Now my childhood wasn't all bad, but a little personal experience helps to make a prelude to what I am trying to get across. A new study that came out not only shows a correlation between low-self esteem and materialism, but a direct casual relationship. Basically, it is our materialistic society that helps to foster more cases of depression and feelings of low self-worth. And for those that feel blue for our planet, mass-consumerism hurts the environment as well on top of that.

As the Daily Galaxy reports:

The paradox that findings such as these bring up, is that consumerism is good for the economy but bad for the individual. In the short run, it’s good for the economy when young people believe they need to buy an entirely new wardrobe every year, for example. But the hidden cost is much higher than the dollar amount. There are costs in happiness when people believe that their value is extrinsic. There are also environmental costs associated with widespread materialism.

In the book “Happiness: Lessons From a New Science”, Richard Layard exposes a paradox at the heart of our lives. Most of us want more income so we can consume more. Yet as societies become richer, they do not become happier. In fact, the First World has more depression, more alcoholism and more crime than fifty years ago. This paradox is true of Britain, the United States, continental Europe and Japan.

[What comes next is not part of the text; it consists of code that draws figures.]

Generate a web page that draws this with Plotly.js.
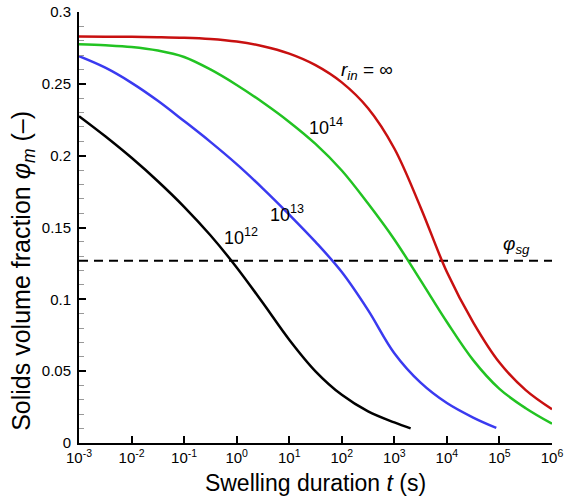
<!DOCTYPE html>
<html>
<head>
<meta charset="utf-8">
<script src="https://cdn.plot.ly/plotly-3.0.1.min.js"></script>
<style>html,body{margin:0;padding:0;background:#fff;}#chart{width:564px;height:502px;}</style>
</head>
<body>
<div id="chart"></div>
<script>
// log10 of swelling duration t (s) and solids volume fraction φm
const logT_rInf = [-3, -2.5, -2, -1.5, -1, -0.5, 0, 0.5, 1, 1.5, 2, 2.5, 3, 3.5, 4, 4.5, 5, 5.5, 6];
const phi_rInf  = [0.2829, 0.2828, 0.2827, 0.2825, 0.2821, 0.2812, 0.2794, 0.2762, 0.2710, 0.2630, 0.2510, 0.2330, 0.2050, 0.1640, 0.1190, 0.0840, 0.0560, 0.0368, 0.0235];

const logT_r14 = [-3, -2.5, -2, -1.5, -1, -0.5, 0, 0.5, 1, 1.5, 2, 2.5, 3, 3.5, 4, 4.5, 5, 5.5, 6];
const phi_r14  = [0.2776, 0.2769, 0.2757, 0.2732, 0.2687, 0.2600, 0.2492, 0.2370, 0.2235, 0.2082, 0.1897, 0.1667, 0.1417, 0.1132, 0.0842, 0.0577, 0.0377, 0.0242, 0.0134];

const logT_r13 = [-3, -2.5, -2, -1.5, -1, -0.5, 0, 0.5, 1, 1.5, 2, 2.5, 3, 3.5, 4, 4.5, 4.94];
const phi_r13  = [0.2692, 0.2612, 0.2507, 0.2382, 0.2241, 0.2096, 0.1941, 0.1771, 0.1590, 0.1400, 0.1190, 0.0925, 0.0625, 0.0420, 0.0278, 0.0177, 0.0105];

const logT_r12 = [-3, -2.5, -2, -1.5, -1, -0.5, 0, 0.5, 1, 1.5, 2, 2.5, 3, 3.31];
const phi_r12  = [0.2275, 0.2135, 0.1985, 0.1822, 0.1644, 0.1446, 0.1222, 0.0974, 0.0719, 0.0499, 0.0335, 0.0220, 0.0143, 0.0102];

const phiSG = 0.1268;
const xRangeLog = [-3, 6];
const xTickExp = [-3, -2, -1, 0, 1, 2, 3, 4, 5, 6];
const yTickVals = [0, 0.05, 0.1, 0.15, 0.2, 0.25, 0.3];
const yTickText = ['0', '0.05', '0.1', '0.15', '0.2', '0.25', '0.3'];

const toT = a => a.map(v => Math.pow(10, v));

function curve(lx, y, color) {
  return {x: toT(lx), y: y, type: 'scatter', mode: 'lines',
          line: {color: color, width: 2.5, shape: 'spline', smoothing: 1.0},
          hoverinfo: 'skip', showlegend: false};
}

const traces = [
  {x: toT(xRangeLog), y: [phiSG, phiSG], type: 'scatter', mode: 'lines',
   line: {color: '#000', width: 2, dash: '9px,6px'}, showlegend: false, hoverinfo: 'skip'},
  curve(logT_r12, phi_r12, '#000000'),
  curve(logT_r13, phi_r13, '#3a3af0'),
  curve(logT_r14, phi_r14, '#22c322'),
  curve(logT_rInf, phi_rInf, '#c81010')
];

const F = 'Arial, "Liberation Sans", sans-serif';
const layout = {
  width: 564, height: 502,
  margin: {l: 79, r: 12, t: 12, b: 59},
  paper_bgcolor: '#fff', plot_bgcolor: '#fff',
  font: {family: F, color: '#000', size: 15},
  showlegend: false,
  xaxis: {
    type: 'log', range: xRangeLog,
    tickvals: toT(xTickExp),
    ticktext: xTickExp.map(e => '10<sup>' + e + '</sup>'),
    ticks: 'inside', ticklen: 7, tickwidth: 2, tickcolor: '#000',
    showline: true, linecolor: '#000', linewidth: 2, mirror: false,
    showgrid: false, zeroline: false,
    tickfont: {size: 15, family: F},
    title: {text: 'Swelling duration <i>t</i> (s)', font: {size: 23, family: F}, standoff: 10}
  },
  yaxis: {
    range: [0, 0.3],
    tickvals: yTickVals, ticktext: yTickText,
    ticks: 'inside', ticklen: 7, tickwidth: 2, tickcolor: '#000',
    minor: {dtick: 0.01, ticks: 'inside', ticklen: 5, tickwidth: 1, tickcolor: '#999', showgrid: false},
    showline: true, linecolor: '#000', linewidth: 2, mirror: false,
    showgrid: false, zeroline: false,
    tickfont: {size: 15, family: F},
    ticklabelstandoff: 3
  },
  annotations: [
    {xref: 'paper', yref: 'paper', x: -0.12, y: 0.40, xanchor: 'center', yanchor: 'middle',
     textangle: -90, showarrow: false,
     text: 'Solids volume fraction <i>φ<sub>m</sub></i> (–)', font: {size: 25, family: F}},
    {x: 2.475, y: 0.2587, xref: 'x', yref: 'y', text: '<i>r<sub>in</sub></i> = ∞', showarrow: false, font: {size: 19, family: F}},
    {x: 1.696, y: 0.2204, xref: 'x', yref: 'y', text: '10<sup>14</sup>', showarrow: false, font: {size: 18, family: F}},
    {x: 0.954, y: 0.1597, xref: 'x', yref: 'y', text: '10<sup>13</sup>', showarrow: false, font: {size: 18, family: F}},
    {x: 0.08, y: 0.1437, xref: 'x', yref: 'y', text: '10<sup>12</sup>', showarrow: false, font: {size: 18, family: F}},
    {x: 5.327, y: 0.138, xref: 'x', yref: 'y', text: '<i>φ<sub>sg</sub></i>', showarrow: false, font: {size: 19, family: F}}
  ]
};

Plotly.newPlot('chart', traces, layout, {staticPlot: true, displayModeBar: false});
</script>
</body>
</html>
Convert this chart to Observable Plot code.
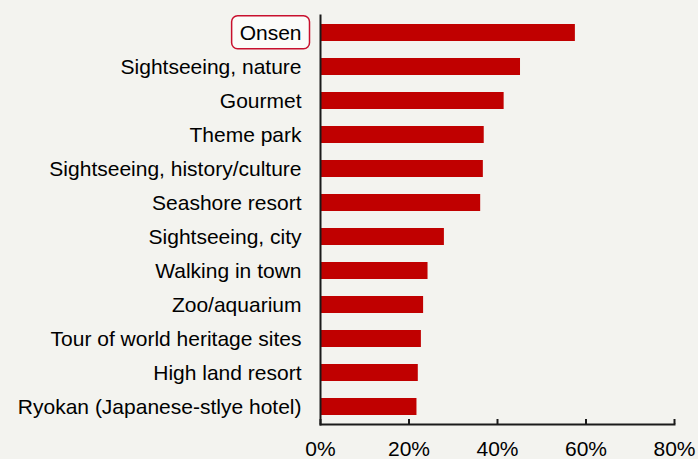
<!DOCTYPE html>
<html>
<head>
<meta charset="utf-8">
<script src="https://cdn.jsdelivr.net/npm/d3@7"></script>
<script src="https://cdn.jsdelivr.net/npm/@observablehq/plot@0.6"></script>
<style>
  html, body { margin: 0; padding: 0; background: #f3f3ef; }
  #chart { width: 698px; height: 459px; }
</style>
</head>
<body>
<div id="chart"></div>
<script>
const categories = [
  "Onsen",
  "Sightseeing, nature",
  "Gourmet",
  "Theme park",
  "Sightseeing, history/culture",
  "Seashore resort",
  "Sightseeing, city",
  "Walking in town",
  "Zoo/aquarium",
  "Tour of world heritage sites",
  "High land resort",
  "Ryokan (Japanese-stlye hotel)"
];
const values = [57.6, 45.2, 41.5, 37.0, 36.8, 36.2, 28.0, 24.3, 23.3, 22.8, 22.1, 21.8];
const xTicks = [0, 20, 40, 60, 80];
const highlighted = "Onsen";

const data = categories.map((c, i) => ({category: c, value: values[i]}));

const chart = Plot.plot({
  width: 698,
  height: 459,
  marginLeft: 320,
  marginRight: 24,
  marginTop: 15,
  marginBottom: 35,
  style: {
    background: "transparent",
    fontFamily: "'Liberation Sans', Arial, sans-serif",
    fontSize: "21px",
    color: "#000",
    overflow: "visible"
  },
  x: {domain: [0, 80]},
  y: {domain: categories, paddingInner: 0.5, paddingOuter: 0.25},
  marks: [
    Plot.barX(data, {x: "value", y: "category", fill: "#c00000"}),
    Plot.axisY({tickSize: 0, tickPadding: 19, label: null, fontSize: 21, fill: "#000"}),
    Plot.axisX({ticks: xTicks, tickSize: -5, tickPadding: 22, tickFormat: d => d + "%", label: null, fontSize: 21, fill: "#000", stroke: "#1a1a1a", strokeWidth: 2}),
    Plot.frame({anchor: "left", stroke: "#1a1a1a", strokeWidth: 2}),
    Plot.frame({anchor: "bottom", stroke: "#1a1a1a", strokeWidth: 2})
  ]
});

document.getElementById("chart").appendChild(chart);

// rounded red box around the highlighted tick label, sized from the label itself
const label = Array.from(chart.querySelectorAll("[aria-label='y-axis tick label'] text"))
  .find(t => t.textContent === highlighted);
if (label) {
  const b = label.getBBox();
  const m = label.getScreenCTM();
  const s = chart.getScreenCTM();
  const dx = m.e - s.e, dy = m.f - s.f;
  const rect = document.createElementNS("http://www.w3.org/2000/svg", "rect");
  rect.setAttribute("x", b.x + dx - 8);
  rect.setAttribute("y", b.y + dy - 5);
  rect.setAttribute("width", b.width + 16);
  rect.setAttribute("height", b.height + 10);
  rect.setAttribute("rx", 6);
  rect.setAttribute("fill", "#fbfbf9");
  rect.setAttribute("stroke", "#c8102e");
  rect.setAttribute("stroke-width", 1.5);
  const axisGroup = chart.querySelector("[aria-label='y-axis tick label']");
  chart.insertBefore(rect, axisGroup);
}
</script>
</body>
</html>
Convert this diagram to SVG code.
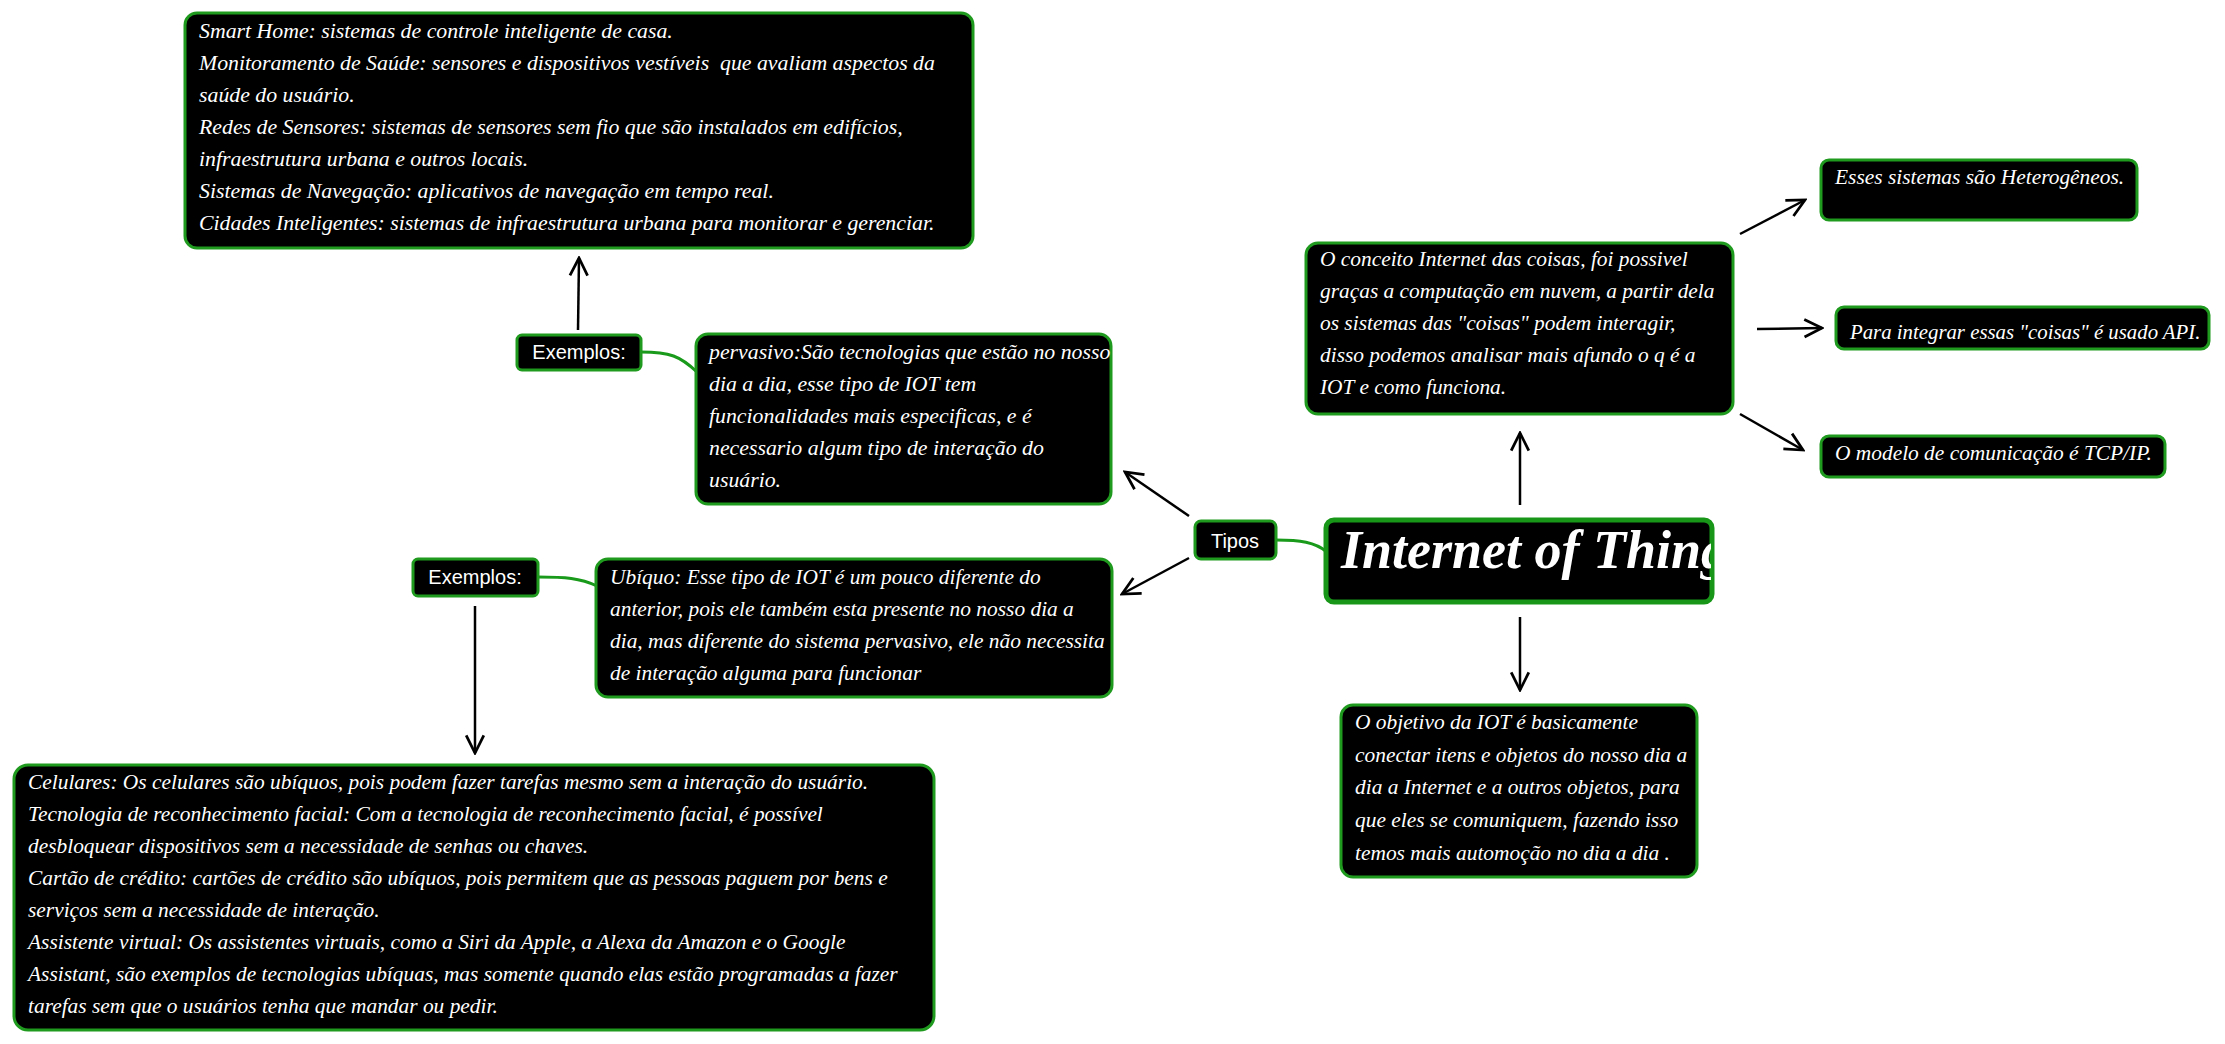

So what do we do about this paradox? Do we stop buying things we don't need and "crash the economy?" Could our culture really trade empty materialism for a chance at happiness? I know for me, materialism does not matter as much to me now as it used to. Sure, I like nice things, but I'm aware that nothing external is going to make me happy, that has to come from within. The problem is that there are so many temptations out there, especially living in New York City.

Yet as December gets closer and closer, there's really nothing that I "want" or "need." I asked my girlfriend to take me to a basketball game, but I forgot that I won't be in town when the Lakers play the Knicks, so that's out. Other than that, I just want to spend time with the people I love and that (in small doses of course) is what makes me happy.